[Begin Raw records]

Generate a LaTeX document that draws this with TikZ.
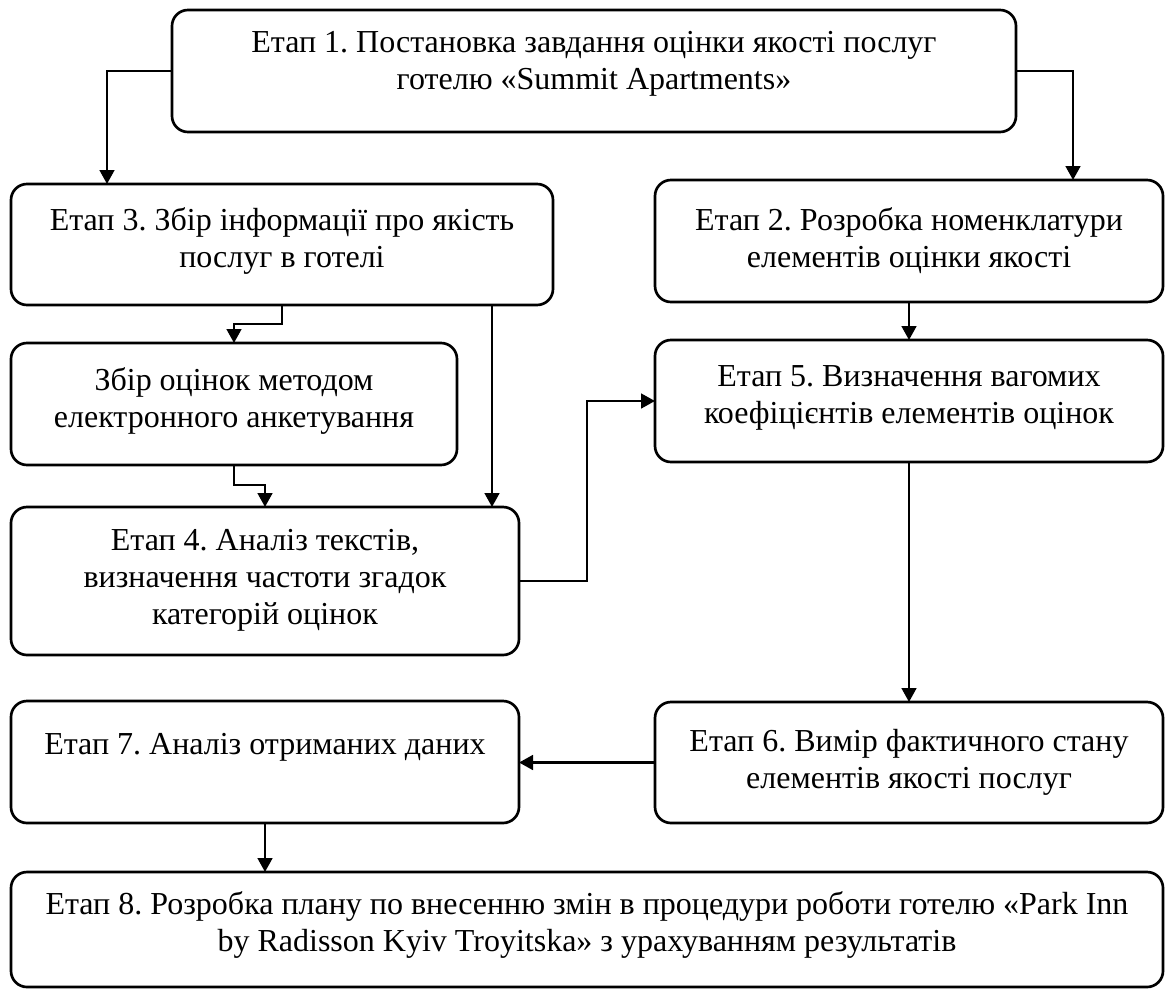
\documentclass[tikz,border=0pt]{standalone}
\usepackage{fontspec}
\setmainfont{Liberation Serif}
\usetikzlibrary{arrows.meta,calc}
\begin{document}
\frenchspacing
\begin{tikzpicture}[x=0.75pt,y=-0.75pt,
  box/.style={draw,line width=2pt,rounded corners=12pt,inner sep=0pt,outer sep=0pt},
  txt/.style={align=center,inner sep=0pt,font=\fontsize{24}{27.8}\selectfont},
  arr/.style={line width=2pt,-{Triangle[length=10.5pt,width=11pt]}}]
\useasboundingbox (0,0) rectangle (1166,989);
% boxes
\node[box,minimum width=844*0.75pt,minimum height=122*0.75pt] (b1) at (594,71) {};
\node[box,minimum width=542*0.75pt,minimum height=121*0.75pt] (b3) at (282,244.5) {};
\node[box,minimum width=508*0.75pt,minimum height=122*0.75pt] (b2) at (909,241) {};
\node[box,minimum width=446*0.75pt,minimum height=122*0.75pt] (bz) at (234,404) {};
\node[box,minimum width=508*0.75pt,minimum height=122*0.75pt] (b5) at (909,401) {};
\node[box,minimum width=508*0.75pt,minimum height=148*0.75pt] (b4) at (265,581) {};
\node[box,minimum width=508*0.75pt,minimum height=122*0.75pt] (b7) at (265,762) {};
\node[box,minimum width=508*0.75pt,minimum height=121*0.75pt] (b6) at (909,762.5) {};
\node[box,minimum width=1152*0.75pt,minimum height=115*0.75pt] (b8) at (587,929.5) {};
% texts
\node[txt] (t1) at (594,64) {Етап 1. Постановка завдання оцінки якості послуг\\готелю «Summit Apartments»};
\node[txt] (t3) at (282,241) {Етап 3. Збір інформації про якість\\послуг в готелі};
\node[txt] (t2) at (909,241) {Етап 2. Розробка номенклатури\\елементів оцінки якості};
\node[txt] (tz) at (234,401) {Збір оцінок методом\\електронного анкетування};
\node[txt] (t5) at (909,398) {Етап 5. Визначення вагомих\\коефіцієнтів елементів оцінок};
\node[txt] (t4) at (265,580) {Етап 4. Аналіз текстів,\\визначення частоти згадок\\категорій оцінок};
\node[txt] (t7) at (265,747) {Етап 7. Аналіз отриманих даних};
\node[txt] (t6) at (909,762) {Етап 6. Вимір фактичного стану\\елементів якості послуг};
\node[txt] (t8) at (587,925) {Етап 8. Розробка плану по внесенню змін в процедури роботи готелю «Park Inn\\by Radisson Kyiv Troyitska» з урахуванням результатів};
% connectors
\coordinate (c13) at ($(b3.north west)+(96,0)$);
\draw[arr] (b1.west) -| (c13);
\coordinate (c12) at ($(b2.north west)+(418,0)$);
\draw[arr] (b1.east) -| (c12);
\draw[arr] (b3.south) -- ++(0,19) -| (bz.north);
\coordinate (c34) at ($(b3.south west)+(481,0)$);
\draw[arr] (c34) -- (c34 |- b4.north);
\draw[arr] (bz.south) -- ++(0,20) -| (b4.north);
\draw[arr] (b4.east) -- ++(68,0) |- (b5.west);
\draw[arr] (b2.south) -- (b5.north);
\draw[arr] (b5.south) -- (b6.north);
\draw[arr] (b6.west) -- (b6.west -| b7.east);
\draw[arr] (b7.south) -- (b7.south |- b8.north);
\end{tikzpicture}
\end{document}
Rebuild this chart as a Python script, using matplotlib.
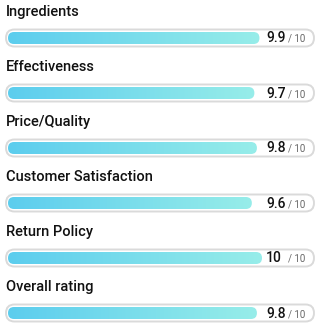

[End Raw records]

What to produce – Retype the data above exactly; pictures are not part of the copy.

Answer for the task –
Generate a LaTeX document that draws this with TikZ.
\documentclass[tikz,border=0pt]{standalone}
\usepackage{fontspec}
\setmainfont{Liberation Serif}
\usetikzlibrary{arrows.meta,calc}
\begin{document}
\frenchspacing
\begin{tikzpicture}[x=0.75pt,y=-0.75pt,
  box/.style={draw,line width=2pt,rounded corners=12pt,inner sep=0pt,outer sep=0pt},
  txt/.style={align=center,inner sep=0pt,font=\fontsize{24}{27.8}\selectfont},
  arr/.style={line width=2pt,-{Triangle[length=10.5pt,width=11pt]}}]
\useasboundingbox (0,0) rectangle (1166,989);
% boxes
\node[box,minimum width=844*0.75pt,minimum height=122*0.75pt] (b1) at (594,71) {};
\node[box,minimum width=542*0.75pt,minimum height=121*0.75pt] (b3) at (282,244.5) {};
\node[box,minimum width=508*0.75pt,minimum height=122*0.75pt] (b2) at (909,241) {};
\node[box,minimum width=446*0.75pt,minimum height=122*0.75pt] (bz) at (234,404) {};
\node[box,minimum width=508*0.75pt,minimum height=122*0.75pt] (b5) at (909,401) {};
\node[box,minimum width=508*0.75pt,minimum height=148*0.75pt] (b4) at (265,581) {};
\node[box,minimum width=508*0.75pt,minimum height=122*0.75pt] (b7) at (265,762) {};
\node[box,minimum width=508*0.75pt,minimum height=121*0.75pt] (b6) at (909,762.5) {};
\node[box,minimum width=1152*0.75pt,minimum height=115*0.75pt] (b8) at (587,929.5) {};
% texts
\node[txt] (t1) at (594,64) {Етап 1. Постановка завдання оцінки якості послуг\\готелю «Summit Apartments»};
\node[txt] (t3) at (282,241) {Етап 3. Збір інформації про якість\\послуг в готелі};
\node[txt] (t2) at (909,241) {Етап 2. Розробка номенклатури\\елементів оцінки якості};
\node[txt] (tz) at (234,401) {Збір оцінок методом\\електронного анкетування};
\node[txt] (t5) at (909,398) {Етап 5. Визначення вагомих\\коефіцієнтів елементів оцінок};
\node[txt] (t4) at (265,580) {Етап 4. Аналіз текстів,\\визначення частоти згадок\\категорій оцінок};
\node[txt] (t7) at (265,747) {Етап 7. Аналіз отриманих даних};
\node[txt] (t6) at (909,762) {Етап 6. Вимір фактичного стану\\елементів якості послуг};
\node[txt] (t8) at (587,925) {Етап 8. Розробка плану по внесенню змін в процедури роботи готелю «Park Inn\\by Radisson Kyiv Troyitska» з урахуванням результатів};
% connectors
\coordinate (c13) at ($(b3.north west)+(96,0)$);
\draw[arr] (b1.west) -| (c13);
\coordinate (c12) at ($(b2.north west)+(418,0)$);
\draw[arr] (b1.east) -| (c12);
\draw[arr] (b3.south) -- ++(0,19) -| (bz.north);
\coordinate (c34) at ($(b3.south west)+(481,0)$);
\draw[arr] (c34) -- (c34 |- b4.north);
\draw[arr] (bz.south) -- ++(0,20) -| (b4.north);
\draw[arr] (b4.east) -- ++(68,0) |- (b5.west);
\draw[arr] (b2.south) -- (b5.north);
\draw[arr] (b5.south) -- (b6.north);
\draw[arr] (b6.west) -- (b6.west -| b7.east);
\draw[arr] (b7.south) -- (b7.south |- b8.north);
\end{tikzpicture}
\end{document}
Rebuild this chart as a Python script, using matplotlib.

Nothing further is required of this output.